Justamente las reacciones apasionadas[1] y profundamente soportadas en la necesidad de vengar estos crímenes, impiden señalar responsabilidades institucionales y culturales (societales), en el contexto de una sociedad machista y de un ordenamiento cultural en el que la idea de Macho se impone sobre una realidad inocultable: se hace- debe hacerse- sobre la inexorable dominación de la Mujer, de su cuerpo y de lo Femenino.
Que se debe hacer algo ante los casos permanentes de abusos contra menores y mujeres, por supuesto, pero primero debemos comprender muy bien cada historia, los protagonistas, victimarios, y rechazar los dispositivos culturales y el discurso publicitario que cosifica a la Mujer y señalar, sin ambages, la institucionalidad que no funcionó en cada caso de feminicidio o violación y maltrato a menores de edad.
Frente al establecimiento de la cadena perpetua, hay que señalar que el sistema penitenciario en Colombia y el funcionamiento de las cárceles[2] están soportados en un ethos mafioso que no solo le resta legitimidad moral a los presidios, sino a la institucionalidad que hay detrás.
No podemos, como sociedad que quiere castigar a los violadores, validar las precarias e ignominiosas condiciones en las que viven los presos y sindicados en las cárceles estatales. El hacinamiento y la corrupción al interior de los penales es un claro indicador de la incapacidad del Estado para resocializar a quien cometió crímenes y violó la ley. Todos sabemos que se “alquilan” baños, camas y celdas y que dicho negocio está en manos de jefes de bandas criminales y paramilitares. Y todo a la luz del INPEC y del resto de las autoridades.
Así entonces, la cárcel, como institución moderna de control y de disciplinamiento social, para el caso colombiano, resulta nociva.
Las cárceles colombianas son verdaderas escuelas del crimen y en el mejor de los casos, centros en donde los sectores que demandan castigos y penas ejemplarizantes para los violadores, encuentran total satisfacción ante las crueles y humillantes condiciones en las que sobreviven los penados. De esta forma, se consolida el sentido y el carácter vindicativo de la ley y del derecho penal. Y esto poco aporta a la resocialización de aquellos que violan la ley y maltratan a la sociedad y en particular, a la Mujer.
¿Qué “soluciones” hay distintas a la cárcel? A varios ciudadanos les he escuchado la propuesta de la llamada castración química. Y la proposición la justifican al señalar que ante la incapacidad de esos Machos (Hombres) de manejar, «administrar», dominar o encausar sus impulsos sexuales, la disminución de la libido podría impedir la comisión de nuevos crímenes y vejaciones y quizás, al hacerse pública la castración química, la medida sirva como una forma de ahuyentar a los Machos proclives a cometer este tipo de delitos.

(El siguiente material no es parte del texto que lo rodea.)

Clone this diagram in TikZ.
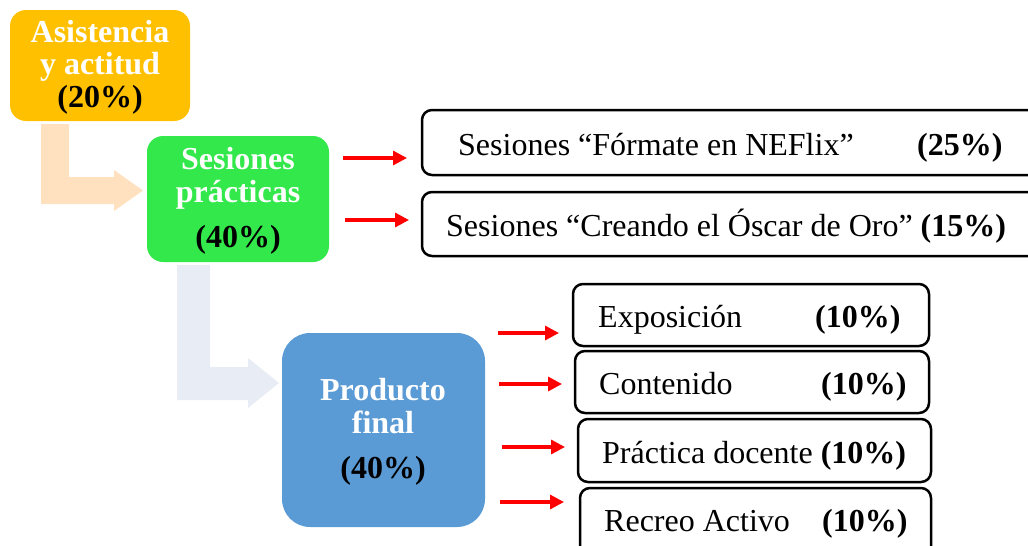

En cualquier caso y mientras el “indolente” Congreso asume la tarea de cambiar parte del ordenamiento jurídico para castigar estos hechos y conductas punibles, lo que debemos hacer como sociedad es superar el carácter vengativo que acompaña a las penas y con el que se asume socialmente a la cárcel, en aras de avanzar hacia la comprensión de las circunstancias culturales e institucionales que legitiman y facilitan la comisión de dichos delitos, en el contexto de una sociedad Machista que ética y moralmente se soporta en la idea del Gran Macho que todo lo domina, incluyendo, por supuesto, a las Mujeres. De igual manera, comprender aquellas circunstancias que sirven para “ocultar” o maquillar las conductas de todo tipo de Hombres (de todos los estratos) que son proclives a violentar a las mujeres y a las niñas, pero que la sumisión femenina y la cultura dominante no permiten advertir, denunciar o señalar.
Mientras pasa la efervescencia mediática y social, le corresponde al ICBF, en coordinación con otras instituciones del Estado, establecer planes y acciones preventivas que coadyuven a proteger a las mujeres[3] y a las niñas de una desbocada, enfermiza y peligrosa masculinidad asociada, claro está, a las prácticas y a los discursos de esos Machos que sociedades machistas como la nuestra, reproducen y legitiman.